Volta ao tempo: os primeiros vagabundos políticos maquiavélicos surgidos por aqui se encostavam, parte da Arena, outra no ex-combativo MDB, esse arremedo atualmente disfarçado de partido. Tudo de forma até certo ponto oculta, não demonstravam, mas evitavam nossa bandeira de luta encimada pelo resgate do Patrimônio Histórico.  

Cuspiam na democracia e se infiltravam com seus sotaques estranhos em tudo o que viam pela frente, impondo uma cartilha pela qual mentiam aos ribeirinhos e  categas,  porto-velhenses sofisticados, alta categoria da sociedade, e sua importantes raízes.  

Na realidade, já queriam votos e em seguida se elegiam como os primeiros deputados, senadores, vereadores e deputados, governadores e prefeitos, e logo ignoraram a nós todos. Hoje sentimos saudades do tempo do Território Federal. Somos fora da Lei? 

 Em nome da democracia pela qual lutamos nos anos 1980, a Madeira-Mamoré significava esperança e euforia... O horizonte nos parecia clarear, resplandecer. E na moita, esses políticos nojentos investiam a seu modo na situação, tirando proveito, nos acusando displicentemente, e ao 5º Batalhão de Engenharia de Construção (BEC), “pintando-nos” como “destruidores da Ferrovia do Diabo”. 

Falso. Fraude. A bem da verdade, alguns militares passaram a ser caluniados, como se fossem os responsáveis pelo abandono do acervo ferroviário. Eles paralisaram o trem, em 10 de julho de 1972. Depois deles, falsos, incompetentes e interesseiros civis fizeram muito pior. E seguem fazendo, da maneira como agem Iphan, Ibama, e os diabólicos DER e SPU, usurpadores do bem histórico público e descumpridores das Leis de Tombamento. 

Jango, inesquecível professor e ator, tem que ser lembrado. Ele é o símbolo de uma luta pelo resgate de nossas raízes e da Amazônia. Seus feitos são completamente desconhecidos, uma injustiça. 

Liderou a partir de 1977 a 1986, grande movimento pelo resgate da arte e s cultura. Tinha esperança. Era normal ter alto estima naquele momento, do “Amanhã será outro dia”. Se estivesse entre nós, estaria abalado com o papel que nos está sendo exposto e o que nos ficou reservado na história. 
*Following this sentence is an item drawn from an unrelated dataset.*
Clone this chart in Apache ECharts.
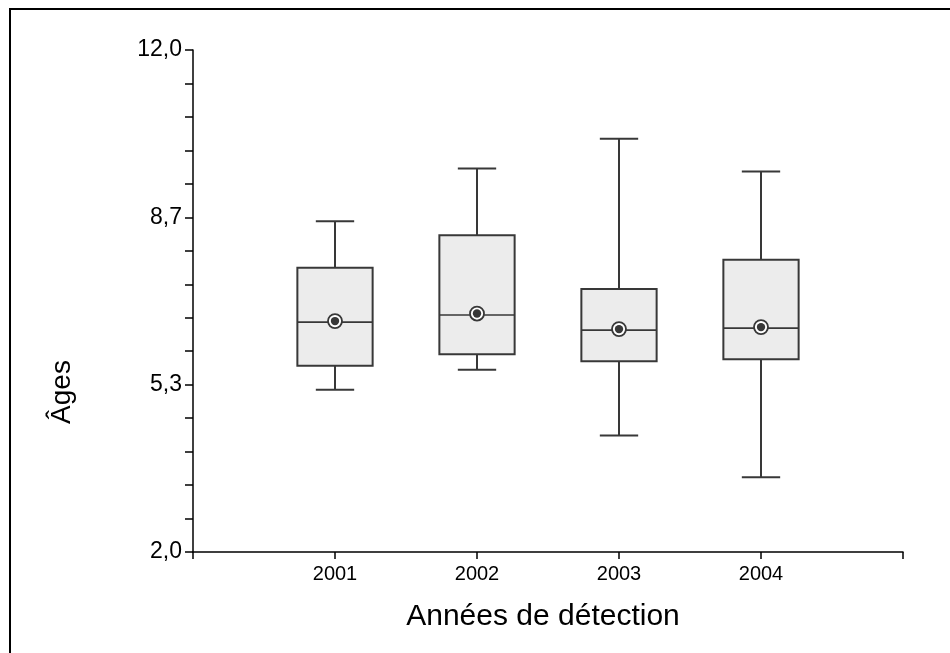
<!DOCTYPE html>
<html>
<head>
<meta charset="utf-8">
<title>Âges par année de détection</title>
<script src="https://cdn.jsdelivr.net/npm/echarts@6/dist/echarts.min.js"></script>
<style>
  html, body { margin: 0; padding: 0; background: #fff; }
  #chart { width: 950px; height: 653px; }
</style>
</head>
<body>
<div id="chart"></div>
<script>
// valeurs
var years = ['2001', '2002', '2003', '2004'];
var mins = [5.23, 5.63, 4.32, 3.49];
var q1s = [5.71, 5.94, 5.80, 5.84];
var medians = [6.58, 6.72, 6.42, 6.46];
var q3s = [7.66, 8.31, 7.24, 7.82];
var maxs = [8.59, 9.64, 10.23, 9.58];
var means = [6.60, 6.75, 6.44, 6.48];

var FONT = 'Liberation Sans, Arial, sans-serif';
var INK = '#383838';

// axe x : une case vide de chaque côté
var xCats = [''].concat(years, ['']);
var boxData = years.map(function (y, i) {
  return [i + 1, mins[i], q1s[i], medians[i], q3s[i], maxs[i], means[i]];
});

function renderBox(params, api) {
  var x = api.value(0);
  var lo = api.coord([x, api.value(1)]);
  var b1 = api.coord([x, api.value(2)]);
  var md = api.coord([x, api.value(3)]);
  var b3 = api.coord([x, api.value(4)]);
  var hi = api.coord([x, api.value(5)]);
  var mn = api.coord([x, api.value(6)]);
  var band = api.size([1, 0])[0];
  var hw = band * 0.265;
  var cw = band * 0.135;
  var cx = lo[0];
  var line = { stroke: INK, lineWidth: 2 };
  return {
    type: 'group',
    children: [
      { type: 'line', shape: { x1: cx, y1: hi[1], x2: cx, y2: b3[1] }, style: line },
      { type: 'line', shape: { x1: cx, y1: b1[1], x2: cx, y2: lo[1] }, style: line },
      { type: 'line', shape: { x1: cx - cw, y1: hi[1], x2: cx + cw, y2: hi[1] }, style: line },
      { type: 'line', shape: { x1: cx - cw, y1: lo[1], x2: cx + cw, y2: lo[1] }, style: line },
      { type: 'rect', shape: { x: cx - hw, y: b3[1], width: hw * 2, height: b1[1] - b3[1] },
        style: { fill: '#ececec', stroke: INK, lineWidth: 2 } },
      { type: 'line', shape: { x1: cx - hw, y1: md[1], x2: cx + hw, y2: md[1] },
        style: { stroke: INK, lineWidth: 1.6 } },
      { type: 'circle', shape: { cx: cx, cy: mn[1], r: 7 },
        style: { fill: '#fff', stroke: INK, lineWidth: 1.8 } },
      { type: 'circle', shape: { cx: cx, cy: mn[1], r: 4.2 }, style: { fill: INK } }
    ]
  };
}

var myChart = echarts.init(document.getElementById('chart'), null, { renderer: 'canvas' });
myChart.setOption({
  animation: false,
  backgroundColor: '#fff',
  grid: { left: 193, top: 50, right: 47, bottom: 101, containLabel: false },
  xAxis: {
    type: 'category',
    data: xCats,
    boundaryGap: false,
    axisLine: { lineStyle: { color: '#000', width: 1.5 } },
    axisTick: { show: true, interval: 0, length: 7, lineStyle: { color: '#000', width: 1.5 } },
    axisLabel: { interval: 0, margin: 12, color: '#000', fontSize: 20, fontFamily: FONT },
    splitLine: { show: false }
  },
  yAxis: {
    type: 'value',
    min: 2,
    max: 12,
    interval: 10 / 3,
    axisLine: { show: true, lineStyle: { color: '#000', width: 1.5 } },
    axisTick: { show: true, length: 8, lineStyle: { color: '#000', width: 1.5 } },
    minorTick: { show: true, splitNumber: 5, length: 8, lineStyle: { color: '#000', width: 1.5 } },
    axisLabel: {
      margin: 11, color: '#000', fontSize: 23, fontFamily: FONT,
      formatter: function (v) { return v.toFixed(1).replace('.', ','); }
    },
    splitLine: { show: false }
  },
  graphic: [
    { type: 'polyline', shape: { points: [[10, 653], [10, 9], [950, 9]] },
      style: { stroke: '#000', lineWidth: 2, fill: null } },
    { type: 'text', x: 62, y: 392, rotation: Math.PI / 2,
      style: { text: 'Âges', fontSize: 28, fontFamily: FONT, fill: '#000',
        textAlign: 'center', textVerticalAlign: 'middle' } },
    { type: 'text', x: 543, y: 617,
      style: { text: 'Années de détection', fontSize: 30, fontFamily: FONT, fill: '#000',
        textAlign: 'center', textVerticalAlign: 'middle' } }
  ],
  series: [{
    type: 'custom',
    renderItem: renderBox,
    encode: { x: 0, y: [1, 2, 3, 4, 5, 6] },
    data: boxData
  }]
});
</script>
</body>
</html>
Jango, ferroviários da EFMM, e os já mencionados parágrafos atrás, desafiamos o regime, porém, não conseguimos impedir que políticos se ocultassem em pele de ovelha, iniciando a grande traição. É bom que se diga que, na segunda parte de dos anos de 1980, surgia um grupo de civis que não queria a democracia. Esses camaleões foram os grandes traíras.

São seres que hoje posam na frente de um trem sequestrado da EFMM, transformado em bibelô do espaço alternativo. Talvez ignorante das lutas dos anos 1970 e 1980, quando nem sequer existia, o Ministério Público considere tudo normal. Não vê agressão. Lastimável.

Resta-nos louvar quem lutou. E o resgate da inesquecível da arte do Jango se impõe. Por que não?

Jango merece um lugar no panteão da arte e da cultura do patrimônio histórico, tão difícil de ser conquistado.

(*) Diretas Já foi um movimento civil de reivindicação por eleições presidenciais diretas no Brasil ocorrido em 1983-1984. A possibilidade de eleições diretas para a Presidência da República no Brasil se concretizaria com a votação da proposta de Emenda Constitucional Dante de Oliveira pelo Congresso. Entretanto, a Proposta de Emenda Constitucional foi rejeitada, frustrando a sociedade brasileira. Ainda assim, os adeptos do movimento conquistaram uma vitória parcial em janeiro do ano seguinte quando Tancredo Neves foi eleito presidente pelo Colégio Eleitoral.